NEW YORK — Urban hip, suburban prep or fashion-forward contemporary woman — regardless of style, specialty retailers Urban Outfitters Inc., American Eagle Outfitters Inc. and Bebe Stores Inc. struck on hot product assortments for spring and early summer, sending sales and earnings soaring.

Pennsylvania-based teen retailers American Eagle and Urban Outfitters had similar results for the second quarter, with both companies posting double-digit sales gains for the quarter and six-month periods, translating into triple-digit increases in earnings for both.

For American Eagle, rising sales and dramatically reduced costs ignited earnings. For the three months ended July 31, earnings rocketed 265.5 percent to $29.6 million, or 40 cents a diluted share, besting Wall Street’s consensus estimate of 38 cents a share.

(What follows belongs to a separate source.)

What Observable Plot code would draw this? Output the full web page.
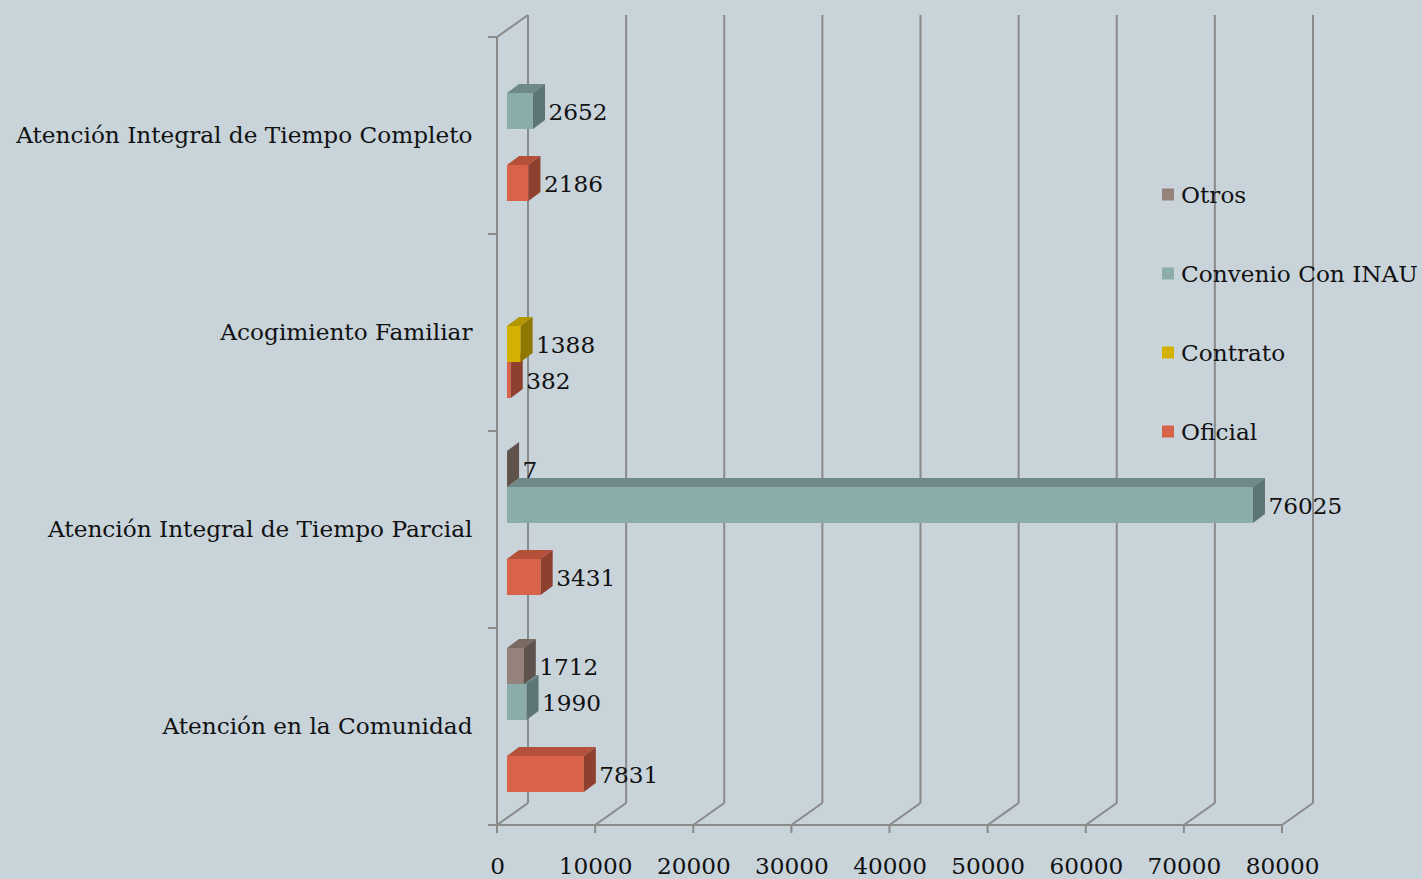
<!DOCTYPE html>
<html><head><meta charset="utf-8">
<script src="https://cdn.jsdelivr.net/npm/d3@7"></script>
<script src="https://cdn.jsdelivr.net/npm/@observablehq/plot@0.6"></script>
<style>
html,body{margin:0;padding:0;background:#c8d3da;overflow:hidden}
#wrap{position:relative;width:1422px;height:879px}
#legend{position:absolute;left:1162px;top:0;font-family:"DejaVu Serif";font-size:23.2px;color:#111}
.item{position:absolute;left:0;display:flex;align-items:center;white-space:nowrap;transform:translateY(-50%)}
.sw{width:12px;height:12px;margin-right:7px;flex:none}
</style></head><body>
<div id="wrap"><div id="chart"></div><div id="legend"></div></div>
<script>
const categories = ["Atención Integral de Tiempo Completo", "Acogimiento Familiar", "Atención Integral de Tiempo Parcial", "Atención en la Comunidad"];
const seriesNames = ["Otros", "Convenio Con INAU", "Contrato", "Oficial"];
const oficial  = [2186, 382, 3431, 7831];
const contrato = [null, 1388, null, null];
const convenio = [2652, null, 76025, 1990];
const otros    = [null, null, 7, 1712];
const xTicks = [0, 10000, 20000, 30000, 40000, 50000, 60000, 70000, 80000];

const frontColor = {"Oficial": "#d9624a", "Contrato": "#d4b100", "Convenio Con INAU": "#8aacab", "Otros": "#95827a"};
const topColor   = {"Oficial": "#b5503b", "Contrato": "#b39500", "Convenio Con INAU": "#6e8987", "Otros": "#7b6861"};
const sideColor  = {"Oficial": "#8e3f2e", "Contrato": "#8f7800", "Convenio Con INAU": "#5d7574", "Otros": "#5f514b"};
const GRID = "#8a8a8a";

const bySeries = {"Oficial": oficial, "Contrato": contrato, "Convenio Con INAU": convenio, "Otros": otros};
const rows = [];
categories.forEach((c, i) => {
  for (const s of seriesNames) {
    const v = bySeries[s][i];
    if (v != null) rows.push({category: c, series: s, value: v});
  }
});

// 3D offsets (styling)
const BACK_X = 31, BACK_Y = -22;
const BAR_X = 10, DEP_X = 12, DEP_Y = -9;

function frame3d(index, scales, values, dims) {
  const x = scales.x;
  const top = dims.marginTop, bottom = dims.height - dims.marginBottom;
  const g = d3.create("svg:g").attr("stroke", GRID).attr("stroke-width", 2).attr("fill", "none");
  const line = (x1, y1, x2, y2) => g.append("line").attr("x1", x1).attr("y1", y1).attr("x2", x2).attr("y2", y2);
  for (const t of xTicks) {
    const px = x(t);
    line(px + BACK_X, top + BACK_Y, px + BACK_X, bottom + BACK_Y);
    line(px, bottom, px + BACK_X, bottom + BACK_Y);
    line(px, bottom, px, bottom + 8);
  }
  const x0 = x(xTicks[0]), x1 = x(xTicks[xTicks.length - 1]);
  line(x0, top, x0 + BACK_X, top + BACK_Y);
  line(x0, bottom, x1, bottom);
  line(x0, top, x0, bottom);
  const n = categories.length;
  for (let k = 0; k <= n; ++k) {
    const y = top + k * (bottom - top) / n;
    line(x0 - 9, y, x0, y);
  }
  return g.node();
}

function cuboids(index, scales, values) {
  const g = d3.create("svg:g");
  const bw = scales.y.bandwidth();
  const order = Array.from(index).sort((a, b) => values.y[b] - values.y[a]);
  for (const i of order) {
    const s = rows[i].series;
    const xa = Math.min(values.x1[i], values.x2[i]) + BAR_X;
    const xb = Math.max(values.x1[i], values.x2[i]) + BAR_X;
    const yt = values.y[i], yb = yt + bw;
    g.append("rect").attr("x", xa).attr("y", yt).attr("width", xb - xa).attr("height", bw).attr("fill", frontColor[s]);
    g.append("polygon").attr("points", [[xa, yt], [xb, yt], [xb + DEP_X, yt + DEP_Y], [xa + DEP_X, yt + DEP_Y]].map(p => p.join(",")).join(" ")).attr("fill", topColor[s]);
    g.append("polygon").attr("points", [[xb, yt], [xb + DEP_X, yt + DEP_Y], [xb + DEP_X, yb + DEP_Y], [xb, yb]].map(p => p.join(",")).join(" ")).attr("fill", sideColor[s]);
  }
  return g.node();
}

const plot = Plot.plot({
  width: 1422, height: 879,
  marginLeft: 497, marginRight: 140, marginTop: 37, marginBottom: 54,
  style: {background: "transparent", fontFamily: "DejaVu Serif", fontSize: "23.2px", color: "#111", overflow: "visible"},
  x: {domain: [0, 80000], label: null},
  y: {domain: seriesNames, axis: null, padding: 0, insetTop: 19.5, insetBottom: 33.5},
  fy: {domain: categories, padding: 0, label: null},
  marks: [
    Plot.frame({facet: "super", stroke: "none", render: frame3d}),
    Plot.barX(rows, {x: "value", y: "series", fy: "category", render: cuboids}),
    Plot.text(rows, {x: "value", y: "series", fy: "category", text: d => String(d.value), textAnchor: "start", dx: 25, dy: 1, fill: "#111"}),
    Plot.axisX(xTicks, {tickSize: 0, tickPadding: 32, tickFormat: d => String(d), label: null}),
    Plot.axisFy({anchor: "left", tickSize: 0, tickPadding: 25, label: null})
  ]
});
document.getElementById("chart").appendChild(plot);

const legendY = {"Otros": 194, "Convenio Con INAU": 273, "Contrato": 352, "Oficial": 431};
const legend = document.getElementById("legend");
for (const s of seriesNames) {
  const item = document.createElement("div");
  item.className = "item";
  item.style.top = legendY[s] + "px";
  const sw = document.createElement("span");
  sw.className = "sw";
  sw.style.background = frontColor[s];
  const tx = document.createElement("span");
  tx.textContent = s;
  item.appendChild(sw); item.appendChild(tx);
  legend.appendChild(item);
}
</script>
</body></html>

Comparatively, the company reported earnings of $8.1 million, or 11 cents a share, in the same period a year ago.

Sales rose 22.8 percent to $413.8 million from $337.1 million, with a 12.7 percent gain in comparable-store sales for the quarter.

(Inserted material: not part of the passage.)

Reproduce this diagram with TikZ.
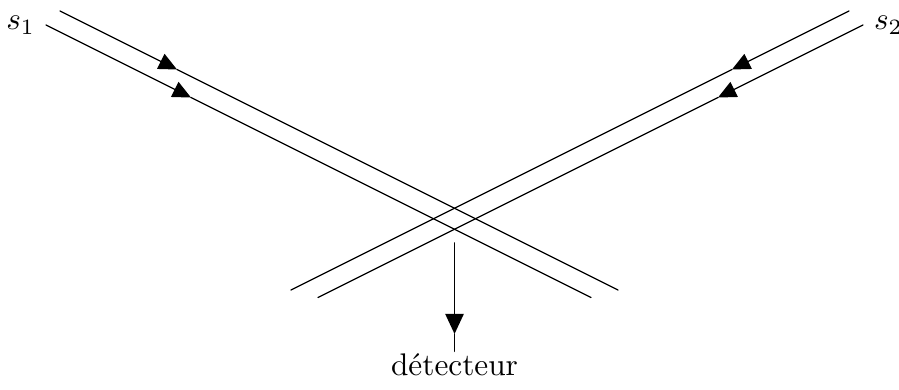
\documentclass[tikz,border=0pt]{standalone}
\usetikzlibrary{arrows.meta}
\tikzset{raytip/.style={-{Triangle[length=5.8pt,width=5.3pt]}}}

\begin{document}
\begin{tikzpicture}[line cap=round]
  \useasboundingbox (0,0) rectangle (10.101,4.371);
  \coordinate (S1a) at (0.674,4.247); \coordinate (T1a) at (1.989,3.590); \coordinate (E1a) at (6.944,1.112);
  \coordinate (S1b) at (0.517,4.090); \coordinate (T1b) at (2.146,3.275); \coordinate (E1b) at (6.640,1.028);
  \coordinate (S2a) at (9.539,4.247); \coordinate (T2a) at (8.224,3.590); \coordinate (E2a) at (3.269,1.112);
  \coordinate (S2b) at (9.696,4.090); \coordinate (T2b) at (8.067,3.275); \coordinate (E2b) at (3.573,1.028);
  \draw[raytip] (S1a)--(T1a); \draw (T1a)--(E1a); \draw[raytip] (S1b)--(T1b); \draw (T1b)--(E1b);
  \draw[raytip] (S2a)--(T2a); \draw (T2a)--(E2a); \draw[raytip] (S2b)--(T2b); \draw (T2b)--(E2b);
  \node[left] (s1) at (S1b) {$s_1$}; \node[right] (s2) at (S2b) {$s_2$};
  \coordinate (D) at (5.107,1.640); \coordinate (TD) at (5.107,0.618);
  \node[anchor=base,inner sep=0.6pt] (det) at (5.107,0.149) {détecteur};
  \draw[semithick,-{Triangle[length=6.4pt,width=5.8pt]}] (D)--(TD); \draw (TD)--(det.north);
\end{tikzpicture}
\end{document}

“Our merchandise assortments are fashion-ripe and are perfectly geared to our 15- to 25-year-old target customer,” said James O’Donnell, chief executive officer of AE, during the company conference call. “We continue to have focus assortments with brand-defining key items that have been driving the significant improvement of our business.”

In contrast to Abercrombie & Fitch, whose executives said the retailer is missing out on potential sales during the quarter due to a lack of denim offerings, AE’s denim lines have been hot across the board.

“The cornerstone of the line is denim, which is and has been quite strong for us in both men’s and women’s,” said Roger Markfield, president of AE, during the call. “It has been a strategic goal of the company to be the very best in denim with the best styles, fit, quality and value for our target customer.”

Further fueling profits was a drastic reduction in costs. Cost of sales plunged 670 basis points to $249.5 million, or 60.3 percent of sales, compared with costs of $225.9 million, or 67 percent of sales, in the year-ago period.

Results were even greater for the first six months, with earnings exploding 277.3 percent to $54.7 million, or 74 cents a diluted share, compared with earnings of $14.5 million, or 20 cents, in the same period a year ago.